Indeed, the British context may offer certain prospects for Muslims to devise novel Muslim marital practices that are attuned to their environment. One of the speakers referred (outside of the quoted transcript) to Britain as a “land of opportunity” for the formulation of new, progressive understandings of Islamic marriage. As home to Muslim communities with origins in all parts of the Muslim world and from all Islamic legal schools, and with no authoritative civil regulation of Islamic family laws to work around, Britain can offer a setting for community leaders to pick-and-mix interpretations of matrimonial law from across the Islamic tradition to rethink these laws themselves.
Certainly, the religious practitioners quoted here all indicate how they are developing new ways of thinking and talking about Muslim marriages on their own terms, in ways that might seem most appropriate for those among whom they work. For instance, several voices here show themselves to be speaking creatively about the agency of women in Islamic history, and looking to Qur’ānic principles of gender complementarity to promote equality within marriage. We also see community leaders interpreting the language of the Qur’ān to speak of marriage as a “space of safety,” and re-evaluating the legal concept of “guardianship” (wilāya) in terms of trust and protection rather than male dominance. And we see some creative borrowing across Islamic legal schools, for instance, in the case of Ḥanafī-educated, South Asian-origin community leaders borrowing from Mālikī tenets to provide women with religious divorces and to authenticate the creation of panels in shari‘ah councils. All of these are constructive attempts to remodel British Muslim matrimonial practices from within the Islamic tradition.
Another striking feature evident from these discussions is the sense that some British Muslims are reaching new definitions of what constitutes a Muslim marriage. They are developing a number of “new” marriage practices and are moving far beyond the definition of marriage as rendered in fiqh as a contract between partners to legalise the procreation of children. One could argue, for example, that taking out a nikāḥ-only marriage as a means of validating a dating relationship in the absence of an official marriage infringes the traditional understanding of the Islamic marriage contract, for which legal recognition and intended permanence are compulsory conditions according to most understandings. Moreover, a nikāḥ-only marriage is, under British law, treated as a practice akin to unmarried cohabitation; and non-married cohabitation is considered as illegitimate and effectively akin to fornication under Islamic law. The kinds of Muslim marriage being practiced in the UK, therefore, illustrate how Muslims in Britain, and perhaps in other Muslim minority contexts, are redeveloping the traditional form of the nikāḥ in new ways, perhaps pushing definitions of Islamic marriage to their very limits in the process.
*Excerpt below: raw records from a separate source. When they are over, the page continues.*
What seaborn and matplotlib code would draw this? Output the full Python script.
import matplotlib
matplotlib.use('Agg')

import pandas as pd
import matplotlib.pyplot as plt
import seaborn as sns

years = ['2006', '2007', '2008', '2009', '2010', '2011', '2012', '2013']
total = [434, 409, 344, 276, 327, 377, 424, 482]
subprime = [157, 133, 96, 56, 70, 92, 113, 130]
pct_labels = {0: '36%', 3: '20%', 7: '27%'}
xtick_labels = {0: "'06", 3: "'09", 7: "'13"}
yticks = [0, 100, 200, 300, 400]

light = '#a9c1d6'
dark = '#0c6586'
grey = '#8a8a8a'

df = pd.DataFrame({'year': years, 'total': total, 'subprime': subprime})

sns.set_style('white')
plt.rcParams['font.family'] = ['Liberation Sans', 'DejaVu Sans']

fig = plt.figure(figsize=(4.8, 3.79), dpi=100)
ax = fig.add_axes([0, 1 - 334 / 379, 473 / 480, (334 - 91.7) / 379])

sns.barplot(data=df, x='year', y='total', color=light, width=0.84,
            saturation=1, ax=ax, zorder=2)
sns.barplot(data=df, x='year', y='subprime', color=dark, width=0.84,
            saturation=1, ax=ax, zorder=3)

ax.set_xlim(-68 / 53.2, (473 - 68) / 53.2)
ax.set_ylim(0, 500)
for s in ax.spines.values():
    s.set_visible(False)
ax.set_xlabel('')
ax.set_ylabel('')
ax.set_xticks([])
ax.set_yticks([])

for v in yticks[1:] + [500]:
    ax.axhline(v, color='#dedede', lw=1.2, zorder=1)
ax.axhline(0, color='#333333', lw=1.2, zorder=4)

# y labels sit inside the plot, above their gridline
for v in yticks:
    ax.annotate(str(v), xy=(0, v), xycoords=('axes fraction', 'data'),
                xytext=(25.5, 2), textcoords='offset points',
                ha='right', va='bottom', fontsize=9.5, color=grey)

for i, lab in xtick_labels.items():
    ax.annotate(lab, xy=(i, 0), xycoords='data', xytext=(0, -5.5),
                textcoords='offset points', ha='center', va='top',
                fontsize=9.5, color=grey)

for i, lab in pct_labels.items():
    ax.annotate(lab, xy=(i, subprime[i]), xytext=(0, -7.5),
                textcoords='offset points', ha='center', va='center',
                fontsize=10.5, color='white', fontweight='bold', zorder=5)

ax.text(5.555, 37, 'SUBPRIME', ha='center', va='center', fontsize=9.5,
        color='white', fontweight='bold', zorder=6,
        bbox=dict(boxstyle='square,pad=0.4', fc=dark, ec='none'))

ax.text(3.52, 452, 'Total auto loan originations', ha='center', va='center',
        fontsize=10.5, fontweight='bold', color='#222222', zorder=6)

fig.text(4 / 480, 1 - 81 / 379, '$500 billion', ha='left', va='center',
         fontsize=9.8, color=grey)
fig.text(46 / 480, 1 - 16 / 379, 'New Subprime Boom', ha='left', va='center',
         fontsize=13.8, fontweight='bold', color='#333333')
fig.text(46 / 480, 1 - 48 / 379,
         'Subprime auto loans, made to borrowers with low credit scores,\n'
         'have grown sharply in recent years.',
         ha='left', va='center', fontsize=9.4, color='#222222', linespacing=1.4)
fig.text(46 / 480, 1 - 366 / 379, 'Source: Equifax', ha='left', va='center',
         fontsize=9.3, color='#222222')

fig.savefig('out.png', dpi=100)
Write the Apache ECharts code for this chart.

We pledged in the introduction to this blog to offer some possible responses to the considerable challenges in accommodating Muslim and civil laws of marriage as they exist in Britain today. Of course, bringing nikāḥ-only marriages into the fold of the English legal system via compulsory registration could take away some of the manipulative uses of Muslim family law as discussed, and could resolve some of the “nikāḥ horror stories” of women being divested of their rights and homes after the dissolution of their nikāḥs. Attempts to promote the parallel signing of civil and religious marriages has certainly been a theme highlighted in some recent policy reviews. However, as some speakers point out, the state is in no mood to introduce any substantive legislation on the matter. The issue is perhaps too communally sensitive and, as one contributor notes, the state has come to rely increasingly on extra-judicial arbitration mechanisms to resolve disputes outside a crowded court system, especially in the aftermath of cuts to legal aid since 2012. State involvement, therefore, seems incapable of providing the main initiative in solving some of these difficulties.
Instead, it is clear that the more lasting solution lies in a multiplicity of options. For instance, there are perhaps gentle shifts in debate at the judicial level, thanks to some recent court cases. For example, the recent court case of Akhter v Khan (2018) resolved that a nikāḥ-only marriage should be considered a “void marriage” rather than a “non-marriage,” which would subject a Muslim marriage to laws of financial reparation in the case of marital breakdown, akin to a regular marriage. The verdict may yet be repealed, but it does indicate movement in legal thinking, in ways that could ultimately bring unregistered nikāḥs into the purview of the legal system.
But major moves to resolution also have to come from within the community itself. And contrary to some portrayals, the contributions in this blog reveal that there is obviously considerable will from within the community to do this, including from its religious leaders. All five of our contributors, who include two imāms and a panellist on a major shari‘ah council, instruct Muslims that they should register their marriages with the state, and should remain cognisant of their rights and duties before the law. But they make this argument not just on practical grounds, but religious ones: since the nikāḥ’s fundamental status in Islam is that of an official contract, so a marriage needs to be legally recognised if it is to be legitimate under Islamic law. And they are finding ways to align the parallel issuing of civil and Islamic marriages, and civil divorces and Islamic khulʿ separations. We might remind ourselves of the imām quoted previously, who has registered his mosque to provide nikāḥs and civil marriages simultaneously, and whose shari‘ah council issues a khulʿ divorce upon the presentation of a civil divorce certificate. These are just a few examples of how some community leaders are seeking to facilitate the engagement of British Muslims with the legal system.
The contributions given thus hint at various possibilities for aligning Islamic and civil laws, finding ways to make them work together as mutually compatible systems of value for one of Britain’s largest minority communities. It seems to be a debate that is only likely to continue, and we hope that this blog might add something constructive to discussion of these complex and contentious issues.